Objective >> Exclude the pictures, then repeat the remaining data exactly.

Data lines >>
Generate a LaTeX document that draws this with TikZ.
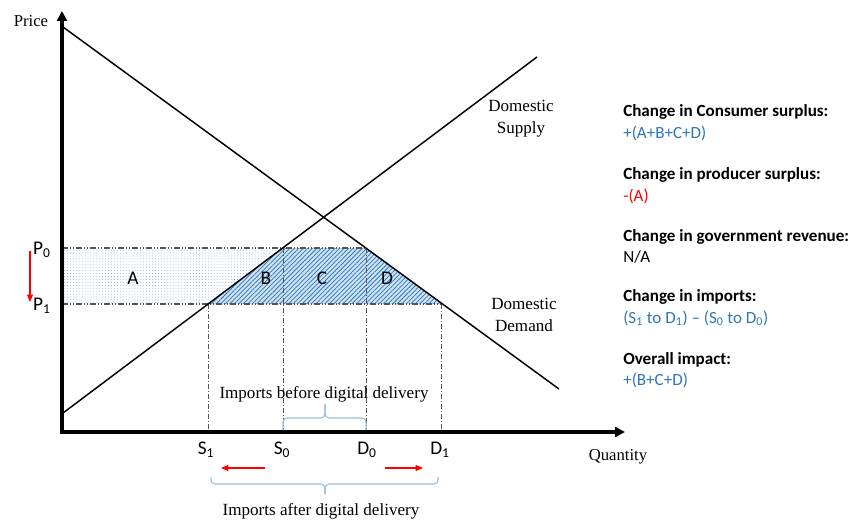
\documentclass[tikz,border=0pt]{standalone}
\usepackage{fontspec}
\setmainfont{Liberation Serif}
\newfontfamily\calfont{Carlito}
\usetikzlibrary{arrows.meta,patterns.meta}
\definecolor{txtblue}{RGB}{46,117,182}
\definecolor{hatchblue}{RGB}{46,117,182}
\definecolor{lightfill}{RGB}{205,225,244}
\definecolor{dotblue}{RGB}{110,165,220}
\definecolor{dashgrey}{RGB}{85,85,85}
\definecolor{bracecol}{RGB}{150,190,228}
\newcommand{\sbs}[1]{\textsubscript{#1}}
\begin{document}
\begin{tikzpicture}[x=0.75pt,y=-0.75pt,
  axisline/.style={line width=2.3pt,line join=miter},
  curve/.style={line width=1.1pt},
  guide/.style={dashgrey,line width=0.6pt,dash pattern=on 3.75pt off 1.5pt on 0.75pt off 1.5pt},
  guidehor/.style={dashgrey,line width=0.8pt,dash pattern=on 4.5pt off 1.5pt on 0.75pt off 1.5pt on 0.75pt off 1.5pt},
  sanslbl/.style={font=\calfont\fontsize{14.5}{14.5}\selectfont,inner sep=0pt},
  seriflbl/.style={font=\fontsize{12.8}{16.5}\selectfont,inner sep=0pt,align=center},
  headtxt/.style={font=\calfont\bfseries\fontsize{12.8}{13}\selectfont,anchor=west,inner sep=0pt},
  valtxt/.style={font=\calfont\fontsize{12.8}{13}\selectfont,anchor=west,inner sep=0pt},
  redarrow/.style={red,line width=0.8pt,-{Triangle[length=5.5pt,width=4.5pt]}},
  bracestyle/.style={bracecol,line width=0.8pt,rounded corners=3pt}
]
\useasboundingbox (0,0) rectangle (852,520);

% key coordinates
\coordinate (O) at (62,432);
\coordinate (ytip) at (62,11);
\coordinate (xtip) at (625,432);
\coordinate (dstart) at (63,27);
\coordinate (dend) at (559,389);
\coordinate (sstart) at (63,413);
\coordinate (send) at (537,57);
\coordinate (P0a) at (62,248);
\coordinate (P1a) at (62,304);
\coordinate (S0p) at (283,248);
\coordinate (D0p) at (366,248);
\coordinate (S1p) at (208,304);
\coordinate (D1p) at (441,304);
\coordinate (S0b) at (283,432);
\coordinate (D0b) at (366,432);
\coordinate (S1b) at (208,432);
\coordinate (D1b) at (441,432);

% shaded areas
\fill[pattern={Dots[distance=2.2pt,radius=0.35pt]},pattern color=dotblue] (P0a) -- (S0p) -- (S1p) -- (P1a) -- cycle;
\fill[lightfill] (S0p) -- (D0p) -- (D1p) -- (S1p) -- cycle;
\fill[pattern={Lines[angle=45,distance=2.4pt,line width=0.55pt]},pattern color=hatchblue] (S0p) -- (D0p) -- (D1p) -- (S1p) -- cycle;

% guide lines
\draw[guidehor] (P0a) -- (D0p);
\draw[guidehor] (P1a) -- (D1p);
\draw[guide] (S1p) -- (S1b);
\draw[guide] (S0p) -- (S0b);
\draw[guide] (D0p) -- (D0b);
\draw[guide] (D1p) -- (D1b);

% curves
\draw[curve] (dstart) -- (dend);
\draw[curve] (sstart) -- (send);

% axes
\draw[axisline,{Triangle[length=7.5pt,width=7.5pt]}-{Triangle[length=7.5pt,width=7.5pt]}] (ytip) -- (O) -- (xtip);

% axis labels
\node[font=\fontsize{12.5}{13}\selectfont,inner sep=0pt] (price) at (31,21) {Price};
\node[font=\fontsize{12.5}{13}\selectfont,inner sep=0pt] (qty) at (618,457) {Quantity};

% curve labels
\node[seriflbl] (suplbl) at (521,119) {Domestic\\Supply};
\node[seriflbl] (demlbl) at (524,315) {Domestic\\Demand};

% price labels
\node[sanslbl] (P0) at (42,250) {P\sbs{0}};
\node[sanslbl] (P1) at (42,306) {P\sbs{1}};
\coordinate (ra1) at (30,251);
\coordinate (ra2) at (30,302);
\draw[redarrow] (ra1) -- (ra2);

% area labels
\node[sanslbl] (A) at (133,278) {A};
\node[sanslbl] (B) at (266,278) {B};
\node[sanslbl] (C) at (322,278) {C};
\node[sanslbl] (D) at (387,278) {D};

% quantity labels
\node[sanslbl] (S1) at (206,450) {S\sbs{1}};
\node[sanslbl] (S0) at (282,450) {S\sbs{0}};
\node[sanslbl] (D0) at (367,450) {D\sbs{0}};
\node[sanslbl] (D1) at (440,450) {D\sbs{1}};

% red arrows under axis
\coordinate (la1) at (265,468);
\coordinate (la2) at (221,468);
\coordinate (rb1) at (385,468);
\coordinate (rb2) at (423,468);
\draw[redarrow] (la1) -- (la2);
\draw[redarrow] (rb1) -- (rb2);

% braces
\coordinate (ub1) at (283,430);
\coordinate (ub2) at (366,430);
\coordinate (ubtip) at (325,404);
\draw[bracestyle] (ub1) -- (283,418) -- (325,418) -- (ubtip);
\draw[bracestyle] (ubtip) -- (325,418) -- (366,418) -- (ub2);
\node[seriflbl] (impbefore) at (324,394) {Imports before digital delivery};

\coordinate (lb1) at (211,477);
\coordinate (lb2) at (438,477);
\coordinate (lbtip) at (325,494);
\draw[bracestyle] (lb1) -- (211,484) -- (325,484) -- (lbtip);
\draw[bracestyle] (lbtip) -- (325,484) -- (438,484) -- (lb2);
\node[seriflbl] (impafter) at (321,511) {Imports after digital delivery};

% right text block
\node[headtxt] (h1) at (623,112) {Change in Consumer surplus:};
\node[valtxt,text=txtblue] (v1) at (623,133) {+(A+B+C+D)};
\node[headtxt] (h2) at (623,175) {Change in producer surplus:};
\node[valtxt,text=red] (v2) at (623,196) {-(A)};
\node[headtxt] (h3) at (623,237) {Change in government revenue:};
\node[valtxt] (v3) at (623,257) {N/A};
\node[headtxt] (h4) at (623,297) {Change in imports:};
\node[valtxt,text=txtblue] (v4) at (623,318) {(S\sbs{1} to D\sbs{1}) – (S\sbs{0} to D\sbs{0})};
\node[headtxt] (h5) at (623,360) {Overall impact:};
\node[valtxt,text=txtblue] (v5) at (623,380) {+(B+C+D)};
\end{tikzpicture}
\end{document}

The response >>
Generate a LaTeX document that draws this with TikZ.
\documentclass[tikz,border=0pt]{standalone}
\usepackage{fontspec}
\setmainfont{Liberation Serif}
\newfontfamily\calfont{Carlito}
\usetikzlibrary{arrows.meta,patterns.meta}
\definecolor{txtblue}{RGB}{46,117,182}
\definecolor{hatchblue}{RGB}{46,117,182}
\definecolor{lightfill}{RGB}{205,225,244}
\definecolor{dotblue}{RGB}{110,165,220}
\definecolor{dashgrey}{RGB}{85,85,85}
\definecolor{bracecol}{RGB}{150,190,228}
\newcommand{\sbs}[1]{\textsubscript{#1}}
\begin{document}
\begin{tikzpicture}[x=0.75pt,y=-0.75pt,
  axisline/.style={line width=2.3pt,line join=miter},
  curve/.style={line width=1.1pt},
  guide/.style={dashgrey,line width=0.6pt,dash pattern=on 3.75pt off 1.5pt on 0.75pt off 1.5pt},
  guidehor/.style={dashgrey,line width=0.8pt,dash pattern=on 4.5pt off 1.5pt on 0.75pt off 1.5pt on 0.75pt off 1.5pt},
  sanslbl/.style={font=\calfont\fontsize{14.5}{14.5}\selectfont,inner sep=0pt},
  seriflbl/.style={font=\fontsize{12.8}{16.5}\selectfont,inner sep=0pt,align=center},
  headtxt/.style={font=\calfont\bfseries\fontsize{12.8}{13}\selectfont,anchor=west,inner sep=0pt},
  valtxt/.style={font=\calfont\fontsize{12.8}{13}\selectfont,anchor=west,inner sep=0pt},
  redarrow/.style={red,line width=0.8pt,-{Triangle[length=5.5pt,width=4.5pt]}},
  bracestyle/.style={bracecol,line width=0.8pt,rounded corners=3pt}
]
\useasboundingbox (0,0) rectangle (852,520);

% key coordinates
\coordinate (O) at (62,432);
\coordinate (ytip) at (62,11);
\coordinate (xtip) at (625,432);
\coordinate (dstart) at (63,27);
\coordinate (dend) at (559,389);
\coordinate (sstart) at (63,413);
\coordinate (send) at (537,57);
\coordinate (P0a) at (62,248);
\coordinate (P1a) at (62,304);
\coordinate (S0p) at (283,248);
\coordinate (D0p) at (366,248);
\coordinate (S1p) at (208,304);
\coordinate (D1p) at (441,304);
\coordinate (S0b) at (283,432);
\coordinate (D0b) at (366,432);
\coordinate (S1b) at (208,432);
\coordinate (D1b) at (441,432);

% shaded areas
\fill[pattern={Dots[distance=2.2pt,radius=0.35pt]},pattern color=dotblue] (P0a) -- (S0p) -- (S1p) -- (P1a) -- cycle;
\fill[lightfill] (S0p) -- (D0p) -- (D1p) -- (S1p) -- cycle;
\fill[pattern={Lines[angle=45,distance=2.4pt,line width=0.55pt]},pattern color=hatchblue] (S0p) -- (D0p) -- (D1p) -- (S1p) -- cycle;

% guide lines
\draw[guidehor] (P0a) -- (D0p);
\draw[guidehor] (P1a) -- (D1p);
\draw[guide] (S1p) -- (S1b);
\draw[guide] (S0p) -- (S0b);
\draw[guide] (D0p) -- (D0b);
\draw[guide] (D1p) -- (D1b);

% curves
\draw[curve] (dstart) -- (dend);
\draw[curve] (sstart) -- (send);

% axes
\draw[axisline,{Triangle[length=7.5pt,width=7.5pt]}-{Triangle[length=7.5pt,width=7.5pt]}] (ytip) -- (O) -- (xtip);

% axis labels
\node[font=\fontsize{12.5}{13}\selectfont,inner sep=0pt] (price) at (31,21) {Price};
\node[font=\fontsize{12.5}{13}\selectfont,inner sep=0pt] (qty) at (618,457) {Quantity};

% curve labels
\node[seriflbl] (suplbl) at (521,119) {Domestic\\Supply};
\node[seriflbl] (demlbl) at (524,315) {Domestic\\Demand};

% price labels
\node[sanslbl] (P0) at (42,250) {P\sbs{0}};
\node[sanslbl] (P1) at (42,306) {P\sbs{1}};
\coordinate (ra1) at (30,251);
\coordinate (ra2) at (30,302);
\draw[redarrow] (ra1) -- (ra2);

% area labels
\node[sanslbl] (A) at (133,278) {A};
\node[sanslbl] (B) at (266,278) {B};
\node[sanslbl] (C) at (322,278) {C};
\node[sanslbl] (D) at (387,278) {D};

% quantity labels
\node[sanslbl] (S1) at (206,450) {S\sbs{1}};
\node[sanslbl] (S0) at (282,450) {S\sbs{0}};
\node[sanslbl] (D0) at (367,450) {D\sbs{0}};
\node[sanslbl] (D1) at (440,450) {D\sbs{1}};

% red arrows under axis
\coordinate (la1) at (265,468);
\coordinate (la2) at (221,468);
\coordinate (rb1) at (385,468);
\coordinate (rb2) at (423,468);
\draw[redarrow] (la1) -- (la2);
\draw[redarrow] (rb1) -- (rb2);

% braces
\coordinate (ub1) at (283,430);
\coordinate (ub2) at (366,430);
\coordinate (ubtip) at (325,404);
\draw[bracestyle] (ub1) -- (283,418) -- (325,418) -- (ubtip);
\draw[bracestyle] (ubtip) -- (325,418) -- (366,418) -- (ub2);
\node[seriflbl] (impbefore) at (324,394) {Imports before digital delivery};

\coordinate (lb1) at (211,477);
\coordinate (lb2) at (438,477);
\coordinate (lbtip) at (325,494);
\draw[bracestyle] (lb1) -- (211,484) -- (325,484) -- (lbtip);
\draw[bracestyle] (lbtip) -- (325,484) -- (438,484) -- (lb2);
\node[seriflbl] (impafter) at (321,511) {Imports after digital delivery};

% right text block
\node[headtxt] (h1) at (623,112) {Change in Consumer surplus:};
\node[valtxt,text=txtblue] (v1) at (623,133) {+(A+B+C+D)};
\node[headtxt] (h2) at (623,175) {Change in producer surplus:};
\node[valtxt,text=red] (v2) at (623,196) {-(A)};
\node[headtxt] (h3) at (623,237) {Change in government revenue:};
\node[valtxt] (v3) at (623,257) {N/A};
\node[headtxt] (h4) at (623,297) {Change in imports:};
\node[valtxt,text=txtblue] (v4) at (623,318) {(S\sbs{1} to D\sbs{1}) – (S\sbs{0} to D\sbs{0})};
\node[headtxt] (h5) at (623,360) {Overall impact:};
\node[valtxt,text=txtblue] (v5) at (623,380) {+(B+C+D)};
\end{tikzpicture}
\end{document}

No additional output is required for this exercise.